State archives may also have free military information online. Many state archives, such as Texas and Louisiana, have pension application indices online. You may also find veteran land grants at state sites. The exact records and level of detail vary from state to state, so you'll need to access the archives directly to see what they have.
NARA maintains a listing of contact information for state archives. Click on the link for the appropriate state to see what is available at the state level.
The Olive Tree Genealogy
One of the most respected, free genealogy sites on the Internet, Olive Tree Genealogy has lots of information about researching your military ancestors. While Olive Tree Genealogy doesn't have as many free military records as the National Archives and some other government sites, they do make it easier to access the information. They also have records from before the Revolutionary War. Here are a few of the types of records you'll find at this site:
- French-Indian War records
- American Revolutionary War records
- Records from the War of 1812
- Records from the Seminole Wars
- Civil War records
Family Search Record Search has several collections with military data. They include the following:
- Vermont Enrolled Militia 1861-1867
- Louisiana War of 1812 Pension List
- United States World War II Draft Registration 1942
- Veterans with Federal Service Buried in Utah, Territorial to 1966
To perform a search, you'll need as much information as possible about your ancestor. It's best if you can include your ancestor's full name, date of birth, and date of death.

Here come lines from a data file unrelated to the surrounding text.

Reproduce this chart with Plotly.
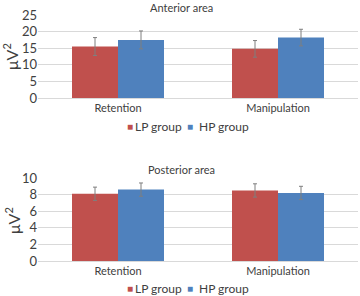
import plotly.graph_objects as go

categories = ["Retention", "Manipulation"]
groups = ["LP group", "HP group"]

anterior_lp = [15.5, 14.8]
anterior_lp_err = [2.7, 2.5]
anterior_hp = [17.5, 18.2]
anterior_hp_err = [2.7, 2.5]

posterior_lp = [8.1, 8.5]
posterior_lp_err = [0.8, 0.8]
posterior_hp = [8.6, 8.2]
posterior_hp_err = [0.8, 0.8]

anterior_ticks = [0, 5, 10, 15, 20, 25]
posterior_ticks = [0, 2, 4, 6, 8, 10]

RED = "#C0504D"
BLUE = "#4F81BD"
ERR = "#7f7f7f"
FONT = "Lato, Open Sans, sans-serif"
W, H = 360, 296

fig = go.Figure()

def add_bars(vals, errs, color, name, xa, ya):
    fig.add_trace(go.Bar(
        x=categories, y=vals, name=name, marker=dict(color=color, line=dict(width=0)),
        error_y=dict(type="data", array=errs, color=ERR, thickness=1, width=2),
        xaxis=xa, yaxis=ya, showlegend=False,
    ))

add_bars(anterior_lp, anterior_lp_err, RED, groups[0], "x", "y")
add_bars(anterior_hp, anterior_hp_err, BLUE, groups[1], "x", "y")
add_bars(posterior_lp, posterior_lp_err, RED, groups[0], "x2", "y2")
add_bars(posterior_hp, posterior_hp_err, BLUE, groups[1], "x2", "y2")

def fy(px):
    return 1 - px / H

def fx(px):
    return px / W

xdom = [fx(38), fx(358)]
grid = "#d9d9d9"
TXT = "#404040"
tickfont = dict(family=FONT, size=13, color=TXT)
catfont = dict(family=FONT, size=11, color=TXT)

common_x = dict(showgrid=False, showline=True, linecolor=grid, linewidth=1,
                ticks="", tickfont=catfont, domain=xdom, automargin=False)
common_y = dict(showgrid=True, gridcolor=grid, gridwidth=1, zeroline=False,
                showline=False, ticks="", tickfont=tickfont, automargin=False)

def txt(text, x, y, size, color=TXT, angle=0, xanchor="center"):
    return dict(text=text, x=fx(x), y=fy(y), xref="paper", yref="paper",
                xanchor=xanchor, yanchor="middle", textangle=angle,
                showarrow=False, font=dict(family=FONT, size=size, color=color))

def legend_items(y):
    return [
        txt("■", 130, y, 10, RED),
        txt(groups[0], 133, y, 12, xanchor="left"),
        txt("■", 190, y, 10, BLUE),
        txt(groups[1], 197, y, 12, xanchor="left"),
    ]

fig.update_layout(
    template="none",
    width=W, height=H, margin=dict(l=0, r=0, t=0, b=0, autoexpand=False),
    paper_bgcolor="white", plot_bgcolor="white",
    barmode="group", bargap=0.425, bargroupgap=0,
    font=dict(family=FONT, color=TXT),
    showlegend=False,
    xaxis=dict(**common_x, anchor="y"),
    yaxis=dict(**common_y, domain=[fy(98), fy(15)], range=[0, 25],
               tickvals=anterior_ticks, anchor="x"),
    xaxis2=dict(**common_x, anchor="y2"),
    yaxis2=dict(**common_y, domain=[fy(261), fy(178)], range=[0, 10],
                tickvals=posterior_ticks, anchor="x2"),
    annotations=[
        txt("Anterior area", 181, 7, 11),
        txt("Posterior area", 181, 169, 11),
        txt("μV<sup>2</sup>", 11, 57, 16, angle=-90),
        txt("μV<sup>2</sup>", 12, 221, 16, angle=-90),
    ] + legend_items(126) + legend_items(288),
)

fig.write_html("out.html", config={"displayModeBar": False},
               post_script="document.body.style.margin='0';")
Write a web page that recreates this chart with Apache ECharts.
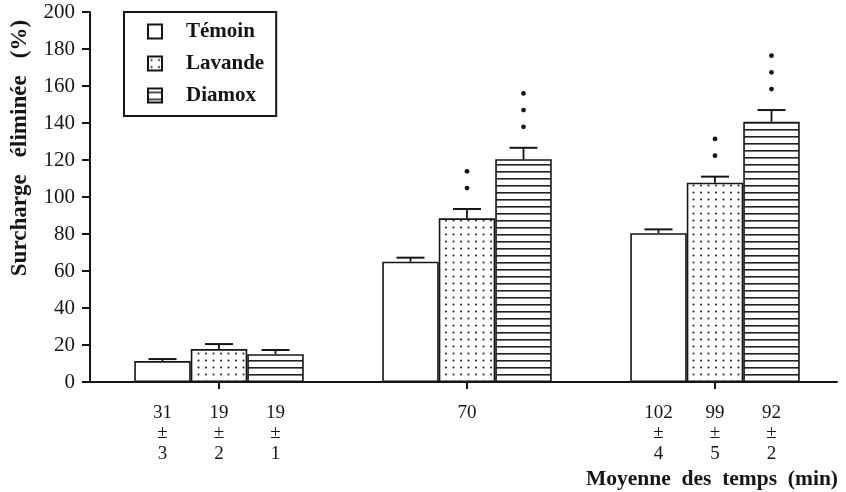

Daughters of the American Revolution
The Daughters of the American Revolution (DAR) is a lineage society of descendants of patriots from the Revolutionary War. They are committed to genealogical research and have a large archive in Washington D.C. Many people need to access military records in order to belong to this type of genealogy society. Luckily, the DAR has lots of information to help you establish membership, or learn more about your ancestors. Volunteers can even help you research for free.
The Daughters of the American Revolution (DAR) Library website has the DAR Genealogical Research System. This database system allows searches for ancestors, descendants and DAR members.
A genealogy subscription site like Ancestry.com is also a good place to conduct a search for military records. Ancestry.com has a database of World War I Draft Registrations, as well as Union pension records and World War II databases. You'll find pension records, land grants, and more. This is basically one-stop-shopping for military records if you're willing to pay a fee.
Subscribing to Ancestry.com costs about $20 per month, but there is a two-week free trial for new members. You'll need as much information as you can gather about your ancestors to perform a great search.
USGenWeb is totally free, and it has sites for every county in the U.S. Many of the county websites have a list of local soldiers who fought during various wars. This is also a great place to find information about state land grants, which some soldiers received after their service.
To find out if there's local information about your ancestor, you'll need to know the state and county where he or she lived before joining the military. Then you can access that page by clicking on the appropriate state.
The Information Is Out There
Whether you're looking for details on a Revolutionary War soldier or trying to find World War II Army service records, the information is out there. Knowing where to look for these records gives you a head start on filling in the blanks in your family tree. Gather as much information as you can before you begin your research, and soon you'll have the answers you need.